Your password must be private. Do not share it with anyone. Not the police, your bank, Microsoft support or internal IT. If anyone asks you to share your password it is extremely likely that it is an attacker who is trying to impersonate someone you trust. This also applies to phone calls.
Web pages get hacked and passwords get stolen. As your username is usually your email address, it is extremely important that a stolen password does not match your work account. If you have used your work password as a password anywhere else, please change the password on your work account immediately.

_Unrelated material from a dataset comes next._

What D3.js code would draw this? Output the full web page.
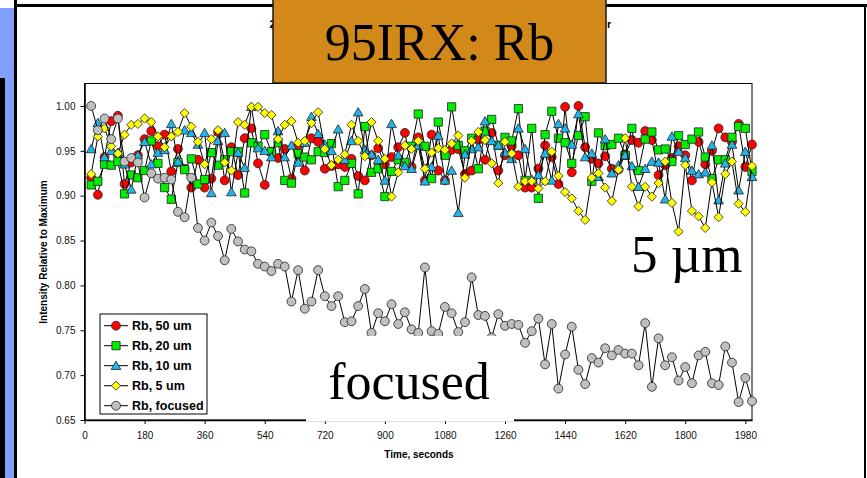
<!DOCTYPE html>
<html lang="en">
<head>
<meta charset="UTF-8">
<title>95IRX: Rb</title>
<script src="https://cdn.jsdelivr.net/npm/d3@7"></script>
<style>
    body { margin: 0; background: #fff; }
    svg { display: block; }
    .tick text { font-family: Arial, "Liberation Sans", sans-serif; font-size: 10px; fill: #111; }
</style>
</head>
<body>

<div id="chart"></div>

<script>

    // Sample times (seconds)
    var time = [
        20, 40, 60, 80, 100, 120, 140, 160, 180, 200,
        220, 240, 260, 280, 300, 320, 340, 360, 380, 400,
        420, 440, 460, 480, 500, 520, 540, 560, 580, 600,
        620, 640, 660, 680, 700, 720, 740, 760, 780, 800,
        820, 840, 860, 880, 900, 920, 940, 960, 980, 1000,
        1020, 1040, 1060, 1080, 1100, 1120, 1140, 1160, 1180, 1200,
        1220, 1240, 1260, 1280, 1300, 1320, 1340, 1360, 1380, 1400,
        1420, 1440, 1460, 1480, 1500, 1520, 1540, 1560, 1580, 1600,
        1620, 1640, 1660, 1680, 1700, 1720, 1740, 1760, 1780, 1800,
        1820, 1840, 1860, 1880, 1900, 1920, 1940, 1960, 1980, 2000
    ];

    // Rb, 50 um
    var rb50 = [
        0.920, 0.901, 0.943, 0.983, 0.989, 0.913, 0.937, 0.945, 0.963, 0.972,
        0.955, 0.968, 0.927, 0.952, 0.930, 0.909, 0.940, 0.909, 0.919, 0.971,
        0.917, 0.954, 0.923, 0.964, 0.975, 0.936, 0.912, 0.949, 0.942, 0.952,
        0.919, 0.956, 0.928, 0.964, 0.960, 0.930, 0.933, 0.935, 0.932, 0.941,
        0.922, 0.917, 0.945, 0.953, 0.935, 0.943, 0.954, 0.970, 0.932, 0.965,
        0.917, 0.968, 0.928, 0.917, 0.951, 0.952, 0.924, 0.928, 0.962, 0.940,
        0.970, 0.928, 0.945, 0.955, 0.945, 0.909, 0.909, 0.930, 0.956, 0.943,
        0.913, 0.999, 0.926, 1.000, 0.954, 0.941, 0.936, 0.944, 0.930, 0.929,
        0.946, 0.962, 0.959, 0.972, 0.962, 0.923, 0.934, 0.942, 0.955, 0.945,
        0.917, 0.960, 0.935, 0.950, 0.975, 0.965, 0.960, 0.980, 0.932, 0.957
    ];

    // Rb, 20 um
    var rb20 = [
        0.912, 0.916, 0.935, 0.934, 0.938, 0.902, 0.923, 0.920, 0.928, 0.961,
        0.936, 0.909, 0.896, 0.937, 0.929, 0.941, 0.913, 0.918, 0.948, 0.934,
        0.940, 0.949, 0.949, 0.903, 0.959, 0.955, 0.968, 0.949, 0.959, 0.917,
        0.914, 0.947, 0.943, 0.940, 0.949, 0.948, 0.958, 0.910, 0.917, 0.936,
        0.902, 0.977, 0.926, 0.930, 0.899, 0.927, 0.940, 0.937, 0.955, 0.991,
        0.955, 0.919, 0.982, 0.945, 0.999, 0.956, 0.950, 0.964, 0.930, 0.972,
        0.985, 0.956, 0.965, 0.961, 0.997, 0.917, 0.975, 0.897, 0.968, 0.994,
        0.964, 0.959, 0.936, 0.967, 0.988, 0.916, 0.970, 0.956, 0.957, 0.964,
        0.945, 0.975, 0.928, 0.963, 0.971, 0.951, 0.952, 0.938, 0.967, 0.957,
        0.963, 0.971, 0.943, 0.919, 0.940, 0.940, 0.965, 0.977, 0.975, 0.927
    ];

    // Rb, 10 um
    var rb10 = [
        0.952, 0.981, 0.943, 0.950, 0.948, 0.935, 0.907, 0.945, 0.960, 0.935,
        0.948, 0.951, 0.980, 0.938, 0.973, 0.970, 0.957, 0.970, 0.903, 0.961,
        0.970, 0.904, 0.948, 0.931, 0.999, 0.953, 0.950, 0.943, 0.972, 0.943,
        0.956, 0.937, 0.959, 0.988, 0.969, 0.957, 0.950, 0.974, 0.940, 0.961,
        0.993, 0.951, 0.946, 0.940, 0.917, 0.980, 0.945, 0.933, 0.930, 0.956,
        0.916, 0.932, 0.967, 0.917, 0.928, 0.881, 0.946, 0.952, 0.954, 0.983,
        0.961, 0.956, 0.948, 0.941, 0.975, 0.952, 0.918, 0.923, 0.947, 0.917,
        0.980, 0.975, 0.957, 0.991, 0.943, 0.947, 0.921, 0.963, 0.925, 0.934,
        0.945, 0.933, 0.910, 0.930, 0.938, 0.937, 0.896, 0.966, 0.949, 0.942,
        0.928, 0.924, 0.926, 0.956, 0.895, 0.936, 0.957, 0.906, 0.949, 0.921
    ];

    // Rb, 5 um
    var rb5 = [
        0.924, 0.966, 0.975, 0.955, 0.947, 0.968, 0.979, 0.980, 0.986, 0.982,
        0.966, 0.954, 0.966, 0.971, 0.992, 0.977, 0.960, 0.935, 0.963, 0.973,
        0.937, 0.928, 0.982, 0.979, 0.999, 0.999, 0.992, 0.990, 0.963, 0.979,
        0.983, 0.959, 0.961, 0.981, 0.993, 0.952, 0.934, 0.940, 0.946, 0.979,
        0.961, 0.944, 0.982, 0.961, 0.941, 0.899, 0.926, 0.956, 0.952, 0.961,
        0.930, 0.948, 0.953, 0.951, 0.958, 0.967, 0.920, 0.961, 0.971, 0.962,
        0.936, 0.914, 0.960, 0.947, 0.910, 0.916, 0.916, 0.908, 0.916, 0.949,
        0.922, 0.904, 0.897, 0.883, 0.873, 0.920, 0.925, 0.909, 0.894, 0.929,
        0.964, 0.910, 0.888, 0.910, 0.899, 0.914, 0.938, 0.892, 0.860, 0.934,
        0.883, 0.877, 0.864, 0.915, 0.876, 0.924, 0.938, 0.891, 0.882, 0.933
    ];

    // Rb, focused
    var rbFocused = [
        1.000, 0.973, 0.986, 0.963, 0.986, 0.938, 0.942, 0.937, 0.898, 0.925,
        0.919, 0.920, 0.918, 0.882, 0.876, 0.920, 0.864, 0.850, 0.870, 0.855,
        0.828, 0.863, 0.849, 0.840, 0.838, 0.824, 0.821, 0.816, 0.824, 0.821,
        0.782, 0.817, 0.774, 0.782, 0.817, 0.788, 0.777, 0.788, 0.759, 0.760,
        0.777, 0.796, 0.747, 0.769, 0.760, 0.779, 0.757, 0.770, 0.751, 0.747,
        0.820, 0.749, 0.746, 0.776, 0.769, 0.748, 0.759, 0.809, 0.767, 0.766,
        0.742, 0.768, 0.755, 0.757, 0.756, 0.736, 0.749, 0.763, 0.712, 0.757,
        0.685, 0.723, 0.754, 0.706, 0.690, 0.719, 0.714, 0.730, 0.722, 0.728,
        0.724, 0.724, 0.711, 0.758, 0.687, 0.741, 0.711, 0.720, 0.694, 0.709,
        0.691, 0.722, 0.726, 0.691, 0.689, 0.732, 0.714, 0.670, 0.697, 0.671
    ];

    var seriesNames = ["Rb, 50 um", "Rb, 20 um", "Rb, 10 um", "Rb, 5 um", "Rb, focused"];
    var xTicks = [0, 180, 360, 540, 720, 900, 1080, 1260, 1440, 1620, 1800, 1980];
    var yTicks = [0.65, 0.70, 0.75, 0.80, 0.85, 0.90, 0.95, 1.00];

    // Dimensions
    var width = 867;
    var height = 478;
    var sansFont = "Arial, 'Liberation Sans', sans-serif";
    var serifFont = "'Times New Roman', 'Liberation Serif', serif";

    var svg = d3.select("#chart")
        .append("svg")
        .attr("width", width)
        .attr("height", height);

    // Slide decoration (left bar, top rule, right rule)
    svg.append("rect").attr("x", 0).attr("y", 8).attr("width", 14).attr("height", height - 8).attr("fill", "#819fff");
    svg.append("rect").attr("x", 0).attr("y", 78).attr("width", 5).attr("height", height - 78).attr("fill", "#000");
    svg.append("rect").attr("x", 14).attr("y", 0).attr("width", 3).attr("height", height).attr("fill", "#000");
    svg.append("rect").attr("x", 14).attr("y", 4).attr("width", width - 14).attr("height", 3).attr("fill", "#000");
    svg.append("rect").attr("x", 864).attr("y", 4).attr("width", 2).attr("height", height - 4).attr("fill", "#000");

    // Chart title (mostly hidden by the orange banner)
    svg.append("text").attr("x", 269.5).attr("y", 28).text("2")
        .attr("font-family", sansFont).attr("font-size", 11).attr("font-weight", "bold");
    svg.append("text").attr("x", 607).attr("y", 28).text("r")
        .attr("font-family", sansFont).attr("font-size", 11).attr("font-weight", "bold");

    // Scales
    var x = d3.scaleLinear().domain([0, 2000]).range([84.5, 752]);
    var y = d3.scaleLinear().domain([0.65, 1.025]).range([420, 83.5]);

    // Plot frame
    svg.append("rect")
        .attr("x", x(0))
        .attr("y", y(1.025))
        .attr("width", x(2000) - x(0))
        .attr("height", y(0.65) - y(1.025))
        .attr("fill", "none")
        .attr("stroke", "#000")
        .attr("stroke-width", 1);

    // Marker shapes
    var triangleUp = {
        draw: function (ctx, size) {
            var r = Math.sqrt(size) / 2;
            ctx.moveTo(0, -r * 1.05);
            ctx.lineTo(r * 1.1, r * 0.85);
            ctx.lineTo(-r * 1.1, r * 0.85);
            ctx.closePath();
        }
    };
    var diamond = {
        draw: function (ctx, size) {
            var r = Math.sqrt(size) / 2;
            ctx.moveTo(0, -r);
            ctx.lineTo(r, 0);
            ctx.lineTo(0, r);
            ctx.lineTo(-r, 0);
            ctx.closePath();
        }
    };

    var series = [
        { name: seriesNames[0], values: rb50, color: "#ff0000", symbol: d3.symbolCircle, size: 62 },
        { name: seriesNames[1], values: rb20, color: "#00ee00", symbol: d3.symbolSquare, size: 68 },
        { name: seriesNames[2], values: rb10, color: "#1fb6ee", symbol: triangleUp, size: 78 },
        { name: seriesNames[3], values: rb5, color: "#ffff00", symbol: diamond, size: 84 },
        { name: seriesNames[4], values: rbFocused, color: "#c0c0c0", symbol: d3.symbolCircle, size: 62 }
    ];

    var line = d3.line()
        .x(function (d, i) { return x(time[i]); })
        .y(function (d) { return y(d); });

    var plot = svg.append("g");

    series.forEach(function (s) {
        var g = plot.append("g");

        // connecting line
        g.append("path")
            .datum(s.values)
            .attr("d", line)
            .attr("fill", "none")
            .attr("stroke", "#000")
            .attr("stroke-width", 1);

        // markers
        g.selectAll("path.marker")
            .data(s.values)
            .enter()
            .append("path")
            .attr("class", "marker")
            .attr("transform", function (d, i) { return "translate(" + x(time[i]) + "," + y(d) + ")"; })
            .attr("d", d3.symbol().type(s.symbol).size(s.size))
            .attr("fill", s.color)
            .attr("stroke", "#222")
            .attr("stroke-width", 0.8);
    });

    // Axes
    var xAxis = svg.append("g")
        .attr("transform", "translate(0," + y(0.65) + ")")
        .call(d3.axisBottom(x).tickValues(xTicks).tickSize(4).tickSizeOuter(0).tickPadding(8).tickFormat(d3.format("d")));
    xAxis.select(".domain").attr("stroke-width", 1.6);

    var yAxis = svg.append("g")
        .attr("transform", "translate(" + x(0) + ",0)")
        .call(d3.axisLeft(y).tickValues(yTicks).tickSize(4).tickSizeOuter(0).tickPadding(5).tickFormat(d3.format(".2f")));
    yAxis.select(".domain").attr("stroke-width", 1.6);

    svg.selectAll(".tick text").attr("font-family", null).attr("font-size", null);

    // Axis titles
    svg.append("text")
        .attr("x", 419)
        .attr("y", 458)
        .attr("text-anchor", "middle")
        .attr("font-family", sansFont)
        .attr("font-size", 10)
        .attr("font-weight", "bold")
        .text("Time, seconds");

    svg.append("text")
        .attr("transform", "translate(47," + 252 + ") rotate(-90)")
        .attr("text-anchor", "middle")
        .attr("font-family", sansFont)
        .attr("font-size", 10)
        .attr("font-weight", "bold")
        .text("Intensity Relative to Maximum");

    // Legend
    var legend = svg.append("g").attr("transform", "translate(100,314)");
    legend.append("rect")
        .attr("width", 107)
        .attr("height", 100)
        .attr("fill", "#fff")
        .attr("stroke", "#000")
        .attr("stroke-width", 1);

    var item = legend.selectAll("g.item")
        .data(series)
        .enter()
        .append("g")
        .attr("class", "item")
        .attr("transform", function (d, i) { return "translate(0," + (11.7 + i * 20) + ")"; });

    item.append("line")
        .attr("x1", 4).attr("x2", 28)
        .attr("stroke", "#000").attr("stroke-width", 1);
    item.append("path")
        .attr("transform", "translate(16,0)")
        .attr("d", function (d) { return d3.symbol().type(d.symbol).size(d.size)(); })
        .attr("fill", function (d) { return d.color; })
        .attr("stroke", "#222")
        .attr("stroke-width", 0.8);
    item.append("text")
        .attr("x", 32)
        .attr("dy", "0.36em")
        .attr("font-family", sansFont)
        .attr("font-size", 12.5)
        .attr("font-weight", "bold")
        .text(function (d) { return d.name; });

    // Annotations
    svg.append("rect")
        .attr("x", 306).attr("y", 336)
        .attr("width", 208).attr("height", 85.5)
        .attr("fill", "#fff");
    svg.append("text")
        .attr("x", 409).attr("y", 399)
        .attr("text-anchor", "middle")
        .attr("font-family", serifFont)
        .attr("font-size", 52)
        .text("focused");
    svg.append("text")
        .attr("x", 631).attr("y", 272)
        .attr("font-family", serifFont)
        .attr("font-size", 53)
        .text("5 \u00b5m");

    // Orange banner
    svg.append("rect")
        .attr("x", 273).attr("y", -2)
        .attr("width", 333).attr("height", 85)
        .attr("fill", "#d2891a")
        .attr("stroke", "#1a1a1a")
        .attr("stroke-width", 1.5);
    svg.append("text")
        .attr("x", 439.5).attr("y", 60)
        .attr("text-anchor", "middle")
        .attr("font-family", serifFont)
        .attr("font-size", 52)
        .text("95IRX: Rb");

</script>

</body>
</html>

Enable multi-factor authentication (MFA) on all your user accounts, everywhere. Using additional authentication, such as SMS, authentication apps, or code generators makes it harder for attackers to steal your identity. Account types that should always be protected by MFA is any e-mail account, work or private, Microsoft accounts, Google accounts, Apple IDs, Facebook accounts, PayPal accounts, web shop accounts, and to be honest, any other account you may have that can be accessed through the Internet.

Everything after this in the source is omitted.